• **Data lines**
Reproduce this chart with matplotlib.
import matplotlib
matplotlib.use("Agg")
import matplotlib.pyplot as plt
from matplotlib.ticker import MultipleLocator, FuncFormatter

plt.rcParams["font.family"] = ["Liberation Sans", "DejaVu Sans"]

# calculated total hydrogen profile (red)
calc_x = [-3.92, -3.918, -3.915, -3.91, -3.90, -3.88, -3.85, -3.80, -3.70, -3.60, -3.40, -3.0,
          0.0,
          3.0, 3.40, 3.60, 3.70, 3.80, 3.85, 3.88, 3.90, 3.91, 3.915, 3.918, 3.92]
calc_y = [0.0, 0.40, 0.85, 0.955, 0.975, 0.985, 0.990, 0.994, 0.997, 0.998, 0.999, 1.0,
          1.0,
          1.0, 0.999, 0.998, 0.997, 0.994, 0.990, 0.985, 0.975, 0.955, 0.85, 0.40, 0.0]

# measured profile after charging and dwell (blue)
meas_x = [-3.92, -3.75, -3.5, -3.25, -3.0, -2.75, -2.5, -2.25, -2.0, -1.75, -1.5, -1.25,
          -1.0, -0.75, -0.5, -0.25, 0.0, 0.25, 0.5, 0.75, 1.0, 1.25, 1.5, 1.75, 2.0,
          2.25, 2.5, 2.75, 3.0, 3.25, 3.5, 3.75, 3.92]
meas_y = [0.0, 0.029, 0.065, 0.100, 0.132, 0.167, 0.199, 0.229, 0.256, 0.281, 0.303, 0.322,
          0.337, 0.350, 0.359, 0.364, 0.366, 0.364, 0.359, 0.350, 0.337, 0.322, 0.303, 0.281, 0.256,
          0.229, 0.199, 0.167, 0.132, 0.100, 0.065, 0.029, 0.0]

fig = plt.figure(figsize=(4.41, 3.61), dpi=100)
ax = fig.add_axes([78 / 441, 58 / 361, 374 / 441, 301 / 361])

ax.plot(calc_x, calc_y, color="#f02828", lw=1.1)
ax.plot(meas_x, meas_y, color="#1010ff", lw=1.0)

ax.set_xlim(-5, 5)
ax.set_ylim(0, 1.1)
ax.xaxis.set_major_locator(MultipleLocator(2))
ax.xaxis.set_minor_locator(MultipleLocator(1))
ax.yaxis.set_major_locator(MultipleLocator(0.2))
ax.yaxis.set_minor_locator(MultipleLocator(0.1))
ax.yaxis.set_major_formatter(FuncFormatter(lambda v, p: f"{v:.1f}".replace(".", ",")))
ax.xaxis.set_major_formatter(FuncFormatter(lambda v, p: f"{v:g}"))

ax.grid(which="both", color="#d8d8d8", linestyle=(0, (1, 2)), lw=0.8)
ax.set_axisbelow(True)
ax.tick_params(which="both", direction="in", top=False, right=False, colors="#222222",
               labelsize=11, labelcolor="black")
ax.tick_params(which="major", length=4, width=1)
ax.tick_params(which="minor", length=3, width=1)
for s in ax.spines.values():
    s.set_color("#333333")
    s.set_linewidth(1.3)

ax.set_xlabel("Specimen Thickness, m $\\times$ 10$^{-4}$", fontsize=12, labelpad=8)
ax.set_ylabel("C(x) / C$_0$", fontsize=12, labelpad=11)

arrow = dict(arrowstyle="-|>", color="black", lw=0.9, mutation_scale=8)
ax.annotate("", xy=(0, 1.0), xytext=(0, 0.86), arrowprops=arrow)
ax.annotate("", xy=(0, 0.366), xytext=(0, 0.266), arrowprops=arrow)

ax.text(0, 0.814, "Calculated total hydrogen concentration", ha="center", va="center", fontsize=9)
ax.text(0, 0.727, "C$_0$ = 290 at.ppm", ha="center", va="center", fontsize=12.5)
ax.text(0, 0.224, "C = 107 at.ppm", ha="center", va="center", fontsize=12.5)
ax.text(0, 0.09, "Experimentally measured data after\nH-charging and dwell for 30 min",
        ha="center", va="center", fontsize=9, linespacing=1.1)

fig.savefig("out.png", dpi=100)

* * *

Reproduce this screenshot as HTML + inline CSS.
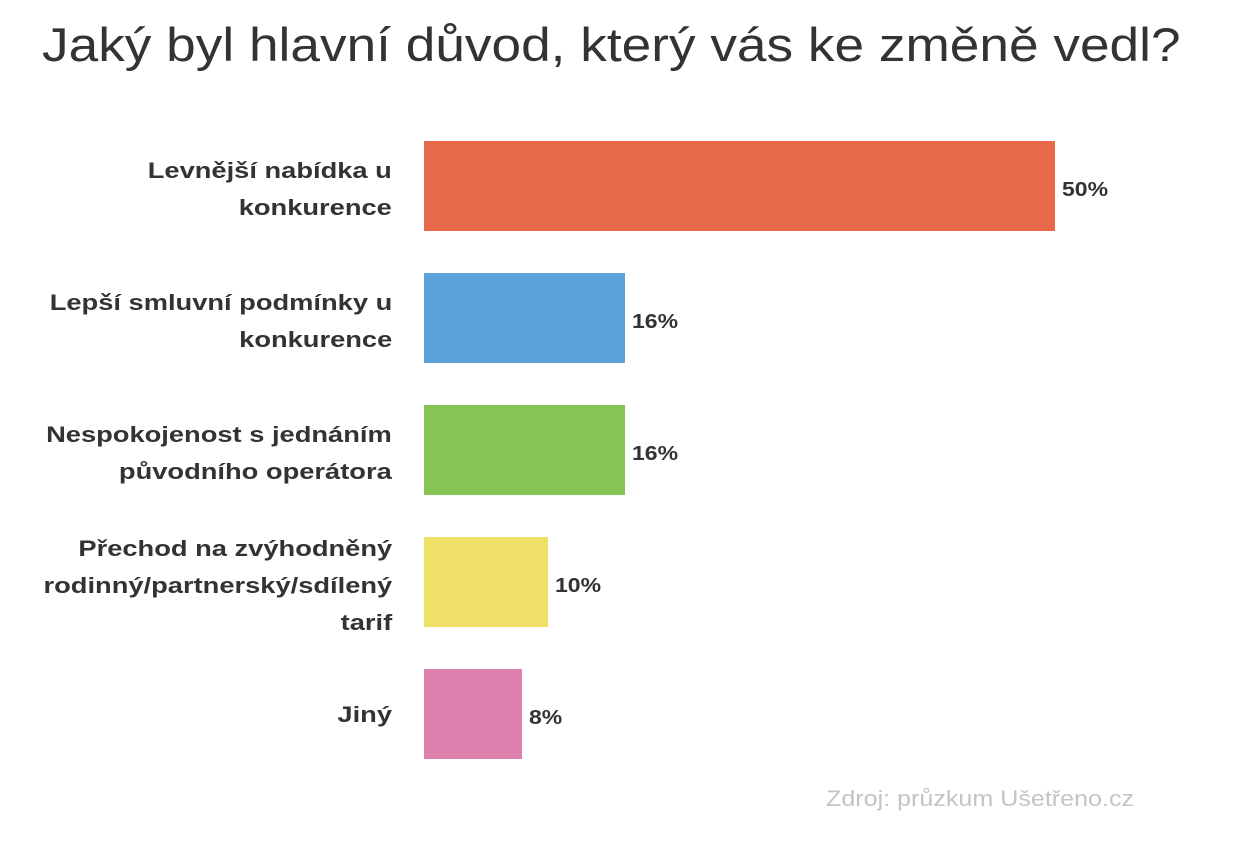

• **Directive**
In the listing above, locate the line containing "Reproduce this chart with matplotlib." and the line containing "0.85, 0.40, 0.0]", then transcribe both and every line between them verbatim.

• **Result of the task**
Reproduce this chart with matplotlib.
import matplotlib
matplotlib.use("Agg")
import matplotlib.pyplot as plt
from matplotlib.ticker import MultipleLocator, FuncFormatter

plt.rcParams["font.family"] = ["Liberation Sans", "DejaVu Sans"]

# calculated total hydrogen profile (red)
calc_x = [-3.92, -3.918, -3.915, -3.91, -3.90, -3.88, -3.85, -3.80, -3.70, -3.60, -3.40, -3.0,
          0.0,
          3.0, 3.40, 3.60, 3.70, 3.80, 3.85, 3.88, 3.90, 3.91, 3.915, 3.918, 3.92]
calc_y = [0.0, 0.40, 0.85, 0.955, 0.975, 0.985, 0.990, 0.994, 0.997, 0.998, 0.999, 1.0,
          1.0,
          1.0, 0.999, 0.998, 0.997, 0.994, 0.990, 0.985, 0.975, 0.955, 0.85, 0.40, 0.0]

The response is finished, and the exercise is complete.